▶ TASK BRIEF
Exactly the lines from the first line of the records to the line holding "(t1c) at (58,238)" should be duplicated, and nothing more; pictures stay out.

— start EXTRACTED DATA —

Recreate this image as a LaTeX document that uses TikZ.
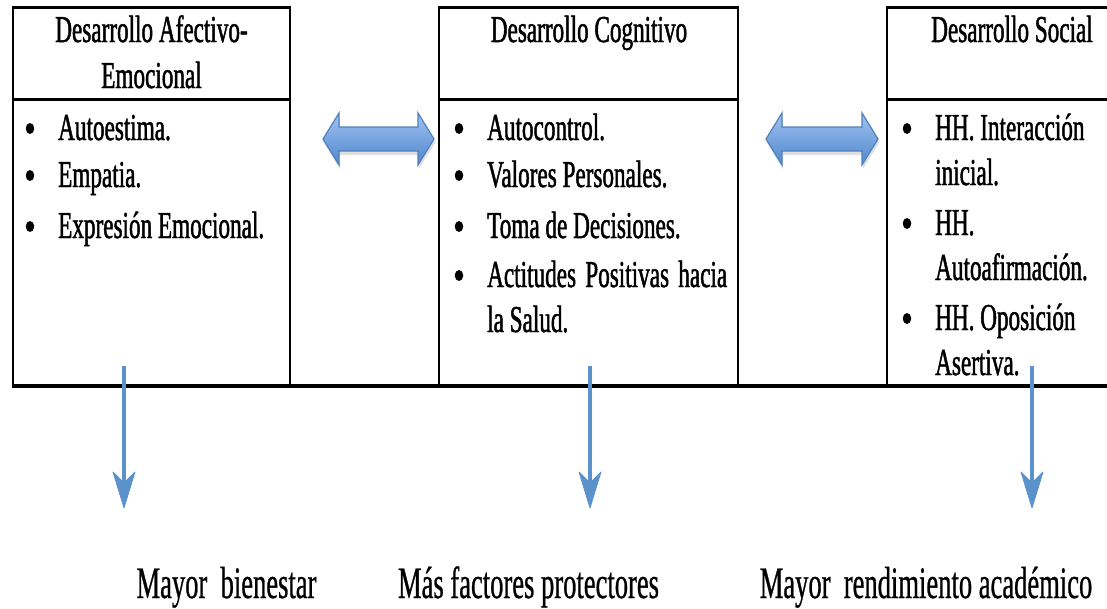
\documentclass[tikz,border=0pt]{standalone}
\usepackage{fontspec}
\setmainfont{Liberation Serif}
\newfontfamily\boxfnt[FakeStretch=0.61,FakeBold=1.2]{Liberation Serif}
\newfontfamily\botfnt[FakeStretch=0.59,FakeBold=0.6]{Liberation Serif}
\usetikzlibrary{shadows,shapes.geometric}
\definecolor{arrblue}{RGB}{91,146,204}
\definecolor{dblline}{RGB}{79,129,189}
\definecolor{dbltop}{RGB}{160,195,240}
\definecolor{dblbot}{RGB}{80,134,206}
\begin{document}
\begin{tikzpicture}[x=1pt,y=-1pt,
  hline/.style={line width=3pt, black},
  vline/.style={line width=1.8pt, black},
  bline/.style={line width=4pt, black},
  txt/.style={inner sep=0pt, font={\boxfnt\fontsize{38}{46}\selectfont}, anchor=base west},
  headtxt/.style={inner sep=0pt, font={\boxfnt\fontsize{38}{46}\selectfont}, anchor=base},
  bul/.style={ellipse, fill=black, inner sep=0pt, minimum width=8.5pt, minimum height=11pt},
  result/.style={inner sep=0pt, font={\botfnt\fontsize{45}{54}\selectfont}, anchor=base},
  downarr/.style={line width=3.5pt, draw=arrblue},
  arrhead/.style={fill=arrblue, draw=arrblue, line width=0.8pt, line join=round},
  dblarr/.style={draw=dblline, line width=1.2pt, top color=dbltop, bottom color=dblbot,
    drop shadow={opacity=0.25, shadow xshift=1pt, shadow yshift=-4pt}}
]
\useasboundingbox (0,0) rectangle (1107,608);

% frame lines
\draw[hline] (12,7) -- (291,7);
\draw[hline] (438,7) -- (739,7);
\draw[hline] (886,7) -- (1107,7);
\draw[hline] (12,99) -- (291,99);
\draw[hline] (438,99) -- (739,99);
\draw[hline] (886,99) -- (1107,99);
\foreach \xx in {13,290,439,738,887} {\draw[vline] (\xx,5.5) -- (\xx,387);}
\draw[bline] (12,386) -- (1107,386);

% headers
\node[headtxt] (h1a) at (151.5,42) {Desarrollo Afectivo-};
\node[headtxt] (h1b) at (151.5,88) {Emocional};
\node[headtxt] (h2) at (589,42) {Desarrollo Cognitivo};
\node[headtxt] (h3) at (1012,42) {Desarrollo Social};

% box 1
\node[bul] (b1a) at (30,128.5) {};
\node[bul] (b1b) at (30,175.5) {};
\node[bul] (b1c) at (30,226.5) {};
\node[txt] (t1a) at (58,140) {Autoestima.};
\node[txt] (t1b) at (58,187) {Empatia.};
\node[txt] (t1c) at (58,238) {Expresión Emocional.};

% box 2
\node[bul] (b2a) at (459,128.5) {};
\node[bul] (b2b) at (459,175.5) {};
\node[bul] (b2c) at (459,226.5) {};
\node[bul] (b2d) at (459,275.5) {};
\node[txt] (t2a) at (487,140) {Autocontrol.};
\node[txt] (t2b) at (487,187) {Valores Personales.};
\node[txt] (t2c) at (487,238) {Toma de Decisiones.};
\node[txt] (t2d) at (487,287) {\makebox[240pt][s]{Actitudes Positivas hacia}};
\node[txt] (t2e) at (487,332) {la Salud.};

% box 3
\node[bul] (b3a) at (907,128.5) {};
\node[bul] (b3b) at (907,223.5) {};
\node[bul] (b3c) at (907,318.5) {};
\node[txt] (t3a) at (935,140) {HH. Interacción};
\node[txt] (t3b) at (935,185) {inicial.};
\node[txt] (t3c) at (935,235) {HH.};
\node[txt] (t3d) at (935,280) {Autoafirmación.};
\node[txt] (t3e) at (935,330) {HH. Oposición};
\node[txt] (t3f) at (935,375) {Asertiva.};

% double arrows
\path[dblarr] (323,139) -- (339,113) -- (339,127) -- (418,127) -- (418,113) -- (434,139)
  -- (418,165) -- (418,151) -- (339,151) -- (339,165) -- cycle;
\path[dblarr] (766,139) -- (782,113) -- (782,127) -- (862,127) -- (862,113) -- (878,139)
  -- (862,165) -- (862,151) -- (782,151) -- (782,165) -- cycle;

% results
\node[result] (r1) at (226.5,598) {Mayor\ \ bienestar};
\node[result] (r2) at (528.5,598) {Más factores protectores};
\node[result] (r3) at (926,598) {Mayor\ \ rendimiento académico};

% down arrows
\foreach \i/\xx in {1/124,2/590,3/1032} {
  \coordinate (s\i) at (\xx,366);
  \coordinate (e\i) at (\xx,508);
  \draw[downarr] (s\i) -- ([yshift=24pt]e\i);
  \path[arrhead] (e\i) -- ++(-11,-36) -- ++(11,11) -- ++(11,-11) -- cycle;
}
\end{tikzpicture}
\end{document}
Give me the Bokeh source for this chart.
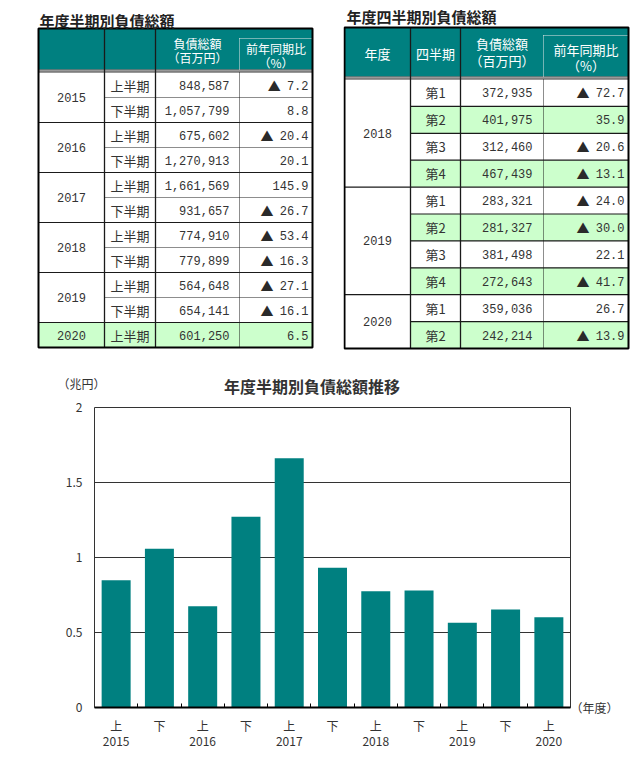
from bokeh.plotting import figure
from bokeh.models import Range1d, FixedTicker, LinearAxis
from bokeh.layouts import column, row
from bokeh.core.properties import value
from bokeh.embed import file_html
from bokeh.resources import INLINE

# ---------------- data ----------------
half_years = ["2015", "2015", "2016", "2016", "2017", "2017", "2018", "2018", "2019", "2019", "2020"]
half_names = ["上半期", "下半期", "上半期", "下半期", "上半期", "下半期", "上半期", "下半期", "上半期", "下半期", "上半期"]
half_amount = [848587, 1057799, 675602, 1270913, 1661569, 931657, 774910, 779899, 564648, 654141, 601250]
half_yoy = [-7.2, 8.8, -20.4, 20.1, 145.9, -26.7, -53.4, -16.3, -27.1, -16.1, 6.5]

q_years = ["2018", "2018", "2018", "2018", "2019", "2019", "2019", "2019", "2020", "2020"]
q_names = ["第1", "第2", "第3", "第4", "第1", "第2", "第3", "第4", "第1", "第2"]
q_amount = [372935, 401975, 312460, 467439, 283321, 281327, 381498, 272643, 359036, 242214]
q_yoy = [-72.7, 35.9, -20.6, -13.1, -24.0, -30.0, 22.1, -41.7, 26.7, -13.9]

y_ticks = [0, 0.5, 1, 1.5, 2]
y_tick_labels = ["0", "0.5", "1", "1.5", "2"]

chart_title = "年度半期別負債総額推移"
y_unit = "（兆円）"
x_unit = "（年度）"

TEAL = "#008080"
GREEN = "#ccffcc"
TXT = "#333333"
LINE = "#1a1a1a"
JP = value("Noto Sans CJK JP")
NUM = value("Liberation Mono")
CW = 7.2  # advance of one Liberation Mono character at 12px


def fmt_amt(v):
    return f"{v:,}"


def pixel_fig(W, H):
    p = figure(width=W, height=H, x_range=Range1d(0, W), y_range=Range1d(H, 0),
               x_axis_type=None, y_axis_type=None, toolbar_location=None,
               output_backend="svg", min_border=0, outline_line_color=None,
               frame_align=False)
    p.background_fill_color = "white"
    p.border_fill_color = "white"
    return p


def build_table(W, H, cols, top, bt, rh, years, names, amounts, yoy,
                green_rows, green_from, within_dash, title, title_x, title_y,
                header_items, dotted_top, name_size, hdr_size, amt_pad, pct_pad):
    p = pixel_fig(W, H)
    n = len(years)
    bottom = bt + n * rh
    L, R = cols[0], cols[-1]

    # header background
    p.quad(left=[L], right=[R], top=[top], bottom=[bt - 3], fill_color=TEAL, line_color=None)
    # green rows
    gi = [i for i in range(n) if green_rows[i]]
    p.quad(left=[cols[green_from]] * len(gi), right=[R] * len(gi),
           top=[bt + i * rh for i in gi], bottom=[bt + (i + 1) * rh for i in gi],
           fill_color=GREEN, line_color=None)
    # double line under header
    ys = [bt - 2.5, bt - 1.5, bt - 0.5]
    p.segment(x0=[L] * 3, x1=[R] * 3, y0=ys, y1=ys,
              line_color=["#333333", "#9a9a9a", "#333333"], line_width=1)
    # row separators
    sx0, sx1, sy, wx0, wx1, wy = [], [], [], [], [], []
    for k in range(1, n):
        y = bt + k * rh
        if years[k] != years[k - 1]:
            sx0.append(L); sx1.append(R); sy.append(y)
        else:
            wx0.append(cols[1]); wx1.append(R); wy.append(y)
    p.segment(x0=sx0, x1=sx1, y0=sy, y1=sy, line_color=LINE, line_width=1.2)
    if within_dash:
        p.segment(x0=wx0, x1=wx1, y0=wy, y1=wy, line_color=LINE, line_width=1, line_dash="1 1")
    else:
        p.segment(x0=wx0, x1=wx1, y0=wy, y1=wy, line_color=LINE, line_width=1.2)
    # vertical lines
    p.segment(x0=[cols[1], cols[2]], x1=[cols[1], cols[2]], y0=[top, top], y1=[bottom, bottom],
              line_color=LINE, line_width=1.3)
    p.segment(x0=[cols[3]], x1=[cols[3]], y0=[bt], y1=[bottom], line_color=LINE,
              line_width=1, line_dash="1 1")
    p.segment(x0=[cols[3], cols[3]], x1=[cols[3], R], y0=[dotted_top, dotted_top],
              y1=[bt - 3, dotted_top], line_color="#e8e8e8", line_width=1, line_dash="1 1")
    # outer border
    p.quad(left=[L], right=[R], top=[top], bottom=[bottom], fill_color=None,
           line_color="black", line_width=2)

    # title
    p.text(x=[title_x], y=[title_y], text=[title], text_font=JP, text_font_size="15px",
           text_font_style="bold", text_color="#222222", text_align="left", text_baseline="middle")
    # header texts
    p.text(x=[h[0] for h in header_items], y=[h[1] for h in header_items],
           text=[h[2] for h in header_items], text_font=JP, text_font_size=hdr_size,
           text_color="white", text_align="center", text_baseline="middle")
    # year groups
    gx, gy, gt = [], [], []
    s = 0
    for k in range(1, n + 1):
        if k == n or years[k] != years[s]:
            gx.append((cols[0] + cols[1]) / 2)
            gy.append(bt + (s + k) / 2 * rh)
            gt.append(years[s])
            s = k
    p.text(x=gx, y=gy, text=gt, text_font=NUM, text_font_size="12px", text_color=TXT,
           text_align="center", text_baseline="middle")
    cy = [bt + (i + 0.5) * rh for i in range(n)]
    p.text(x=[(cols[1] + cols[2]) / 2] * n, y=cy, text=names, text_font=JP,
           text_font_size=name_size, text_color=TXT, text_align="center", text_baseline="middle")
    p.text(x=[cols[3] - amt_pad] * n, y=cy, text=[fmt_amt(v) for v in amounts], text_font=NUM,
           text_font_size="12px", text_color=TXT, text_align="right", text_baseline="middle")
    pct_txt = [f"{abs(v):.1f}" for v in yoy]
    p.text(x=[R - pct_pad] * n, y=cy, text=pct_txt, text_font=NUM,
           text_font_size="12px", text_color=TXT, text_align="right", text_baseline="middle")
    neg = [i for i in range(n) if yoy[i] < 0]
    p.text(x=[R - pct_pad - CW * (len(pct_txt[i]) + 1) + 1 for i in neg], y=[cy[i] for i in neg],
           text=["▲"] * len(neg), text_font=JP, text_font_size="13px", text_color="#2a2a2a",
           text_align="right", text_baseline="middle")
    return p


# ---------------- table 1 ----------------
c1 = [38, 104, 155, 239, 312]
pA = build_table(
    343, 352, c1, 28, 72, 25, half_years, half_names, half_amount, half_yoy,
    [False] * 10 + [True], 0, True, "年度半期別負債総額", 39, 20,
    [((c1[2] + c1[3]) / 2, 43, "負債総額"), ((c1[2] + c1[3]) / 2, 57, "（百万円）"),
     ((c1[3] + c1[4]) / 2, 48, "前年同期比"), ((c1[3] + c1[4]) / 2, 62, "（%）")],
    38, "13px", "12px", 10, 4)

# ---------------- table 2 ----------------
c2 = [1, 67, 117, 200, 285]
pB = build_table(
    290, 352, c2, 27, 79, 26.9, q_years, q_names, q_amount, q_yoy,
    [n in ("第2", "第4") for n in q_names], 1, False, "年度四半期別負債総額", 3, 16,
    [((c2[0] + c2[1]) / 2, 53, "年度"), ((c2[1] + c2[2]) / 2, 53, "四半期"),
     ((c2[2] + c2[3]) / 2, 43, "負債総額"), ((c2[2] + c2[3]) / 2, 60, "（百万円）"),
     ((c2[3] + c2[4]) / 2, 49, "前年同期比"), ((c2[3] + c2[4]) / 2, 65, "（%）")],
    35, "13px", "13px", 11, 4)

# ---------------- chart heading ----------------
pH = pixel_fig(633, 46)
pH.text(x=[311.5], y=[45], text=[chart_title], text_font=JP, text_font_size="16px",
        text_font_style="bold", text_color="#333333", text_align="center", text_baseline="bottom")
pH.text(x=[57], y=[31], text=[y_unit], text_font=JP, text_font_size="12px",
        text_color=TXT, text_align="left", text_baseline="middle")

# ---------------- bar chart ----------------
n_bars = len(half_amount)
xs = [i + 0.5 for i in range(n_bars)]
xlabels = {x: (f"上\n{y}" if nm.startswith("上") else "下")
           for x, y, nm in zip(xs, half_years, half_names)}
vals = [v / 1e6 for v in half_amount]

pC = figure(width=633, height=357, x_range=Range1d(0, n_bars), y_range=Range1d(0, 2),
            toolbar_location=None, output_backend="svg", frame_align=False,
            min_border_left=94, min_border_right=63, min_border_top=9, min_border_bottom=48)
pC.background_fill_color = "white"
pC.border_fill_color = "white"
pC.outline_line_color = "#333333"
pC.outline_line_width = 1

pC.vbar(x=xs, top=vals, width=0.67, fill_color=TEAL, line_color=None)

pC.xgrid.visible = False
pC.ygrid.ticker = FixedTicker(ticks=[t for t in y_ticks if 0 < t < 2])
pC.ygrid.grid_line_color = "#333333"
pC.ygrid.grid_line_width = 1

pC.yaxis.ticker = FixedTicker(ticks=y_ticks)
pC.yaxis.major_label_overrides = dict(zip(y_ticks, y_tick_labels))
pC.yaxis.axis_line_color = None
pC.yaxis.major_tick_line_color = None
pC.yaxis.major_tick_out = 0
pC.yaxis.major_tick_in = 0
pC.yaxis.minor_tick_line_color = None
pC.yaxis.major_label_standoff = 12
pC.yaxis.major_label_text_font = "Noto Sans CJK JP"
pC.yaxis.major_label_text_font_size = "12px"
pC.yaxis.major_label_text_color = TXT

pC.xaxis.ticker = FixedTicker(ticks=xs, minor_ticks=list(range(1, n_bars)))
pC.xaxis.major_label_overrides = xlabels
pC.xaxis.axis_line_color = "black"
pC.xaxis.axis_line_width = 2
pC.xaxis.major_tick_line_color = None
pC.xaxis.major_tick_out = 0
pC.xaxis.major_tick_in = 0
pC.xaxis.minor_tick_line_color = "black"
pC.xaxis.minor_tick_in = 4
pC.xaxis.minor_tick_out = 0
pC.xaxis.major_label_standoff = 9
pC.xaxis.major_label_text_font = "Noto Sans CJK JP"
pC.xaxis.major_label_text_font_size = "12px"
pC.xaxis.major_label_text_color = TXT
pC.xaxis.major_label_text_line_height = 0.92

unit_axis = LinearAxis(ticker=FixedTicker(ticks=[0]), major_label_overrides={0: x_unit},
                       axis_line_color=None, major_tick_line_color=None, major_tick_out=0,
                       major_tick_in=0, minor_tick_line_color=None, major_label_standoff=0,
                       major_label_text_font="Noto Sans CJK JP", major_label_text_font_size="12px",
                       major_label_text_color=TXT)
pC.add_layout(unit_axis, "right")

layout = column(row(pA, pB), pH, pC)
open("out.html", "w").write(file_html(layout, INLINE))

— end EXTRACTED DATA —

▶ SOLUTION BELOW
Recreate this image as a LaTeX document that uses TikZ.
\documentclass[tikz,border=0pt]{standalone}
\usepackage{fontspec}
\setmainfont{Liberation Serif}
\newfontfamily\boxfnt[FakeStretch=0.61,FakeBold=1.2]{Liberation Serif}
\newfontfamily\botfnt[FakeStretch=0.59,FakeBold=0.6]{Liberation Serif}
\usetikzlibrary{shadows,shapes.geometric}
\definecolor{arrblue}{RGB}{91,146,204}
\definecolor{dblline}{RGB}{79,129,189}
\definecolor{dbltop}{RGB}{160,195,240}
\definecolor{dblbot}{RGB}{80,134,206}
\begin{document}
\begin{tikzpicture}[x=1pt,y=-1pt,
  hline/.style={line width=3pt, black},
  vline/.style={line width=1.8pt, black},
  bline/.style={line width=4pt, black},
  txt/.style={inner sep=0pt, font={\boxfnt\fontsize{38}{46}\selectfont}, anchor=base west},
  headtxt/.style={inner sep=0pt, font={\boxfnt\fontsize{38}{46}\selectfont}, anchor=base},
  bul/.style={ellipse, fill=black, inner sep=0pt, minimum width=8.5pt, minimum height=11pt},
  result/.style={inner sep=0pt, font={\botfnt\fontsize{45}{54}\selectfont}, anchor=base},
  downarr/.style={line width=3.5pt, draw=arrblue},
  arrhead/.style={fill=arrblue, draw=arrblue, line width=0.8pt, line join=round},
  dblarr/.style={draw=dblline, line width=1.2pt, top color=dbltop, bottom color=dblbot,
    drop shadow={opacity=0.25, shadow xshift=1pt, shadow yshift=-4pt}}
]
\useasboundingbox (0,0) rectangle (1107,608);

% frame lines
\draw[hline] (12,7) -- (291,7);
\draw[hline] (438,7) -- (739,7);
\draw[hline] (886,7) -- (1107,7);
\draw[hline] (12,99) -- (291,99);
\draw[hline] (438,99) -- (739,99);
\draw[hline] (886,99) -- (1107,99);
\foreach \xx in {13,290,439,738,887} {\draw[vline] (\xx,5.5) -- (\xx,387);}
\draw[bline] (12,386) -- (1107,386);

% headers
\node[headtxt] (h1a) at (151.5,42) {Desarrollo Afectivo-};
\node[headtxt] (h1b) at (151.5,88) {Emocional};
\node[headtxt] (h2) at (589,42) {Desarrollo Cognitivo};
\node[headtxt] (h3) at (1012,42) {Desarrollo Social};

% box 1
\node[bul] (b1a) at (30,128.5) {};
\node[bul] (b1b) at (30,175.5) {};
\node[bul] (b1c) at (30,226.5) {};
\node[txt] (t1a) at (58,140) {Autoestima.};
\node[txt] (t1b) at (58,187) {Empatia.};
\node[txt] (t1c) at (58,238) {Expresión Emocional.};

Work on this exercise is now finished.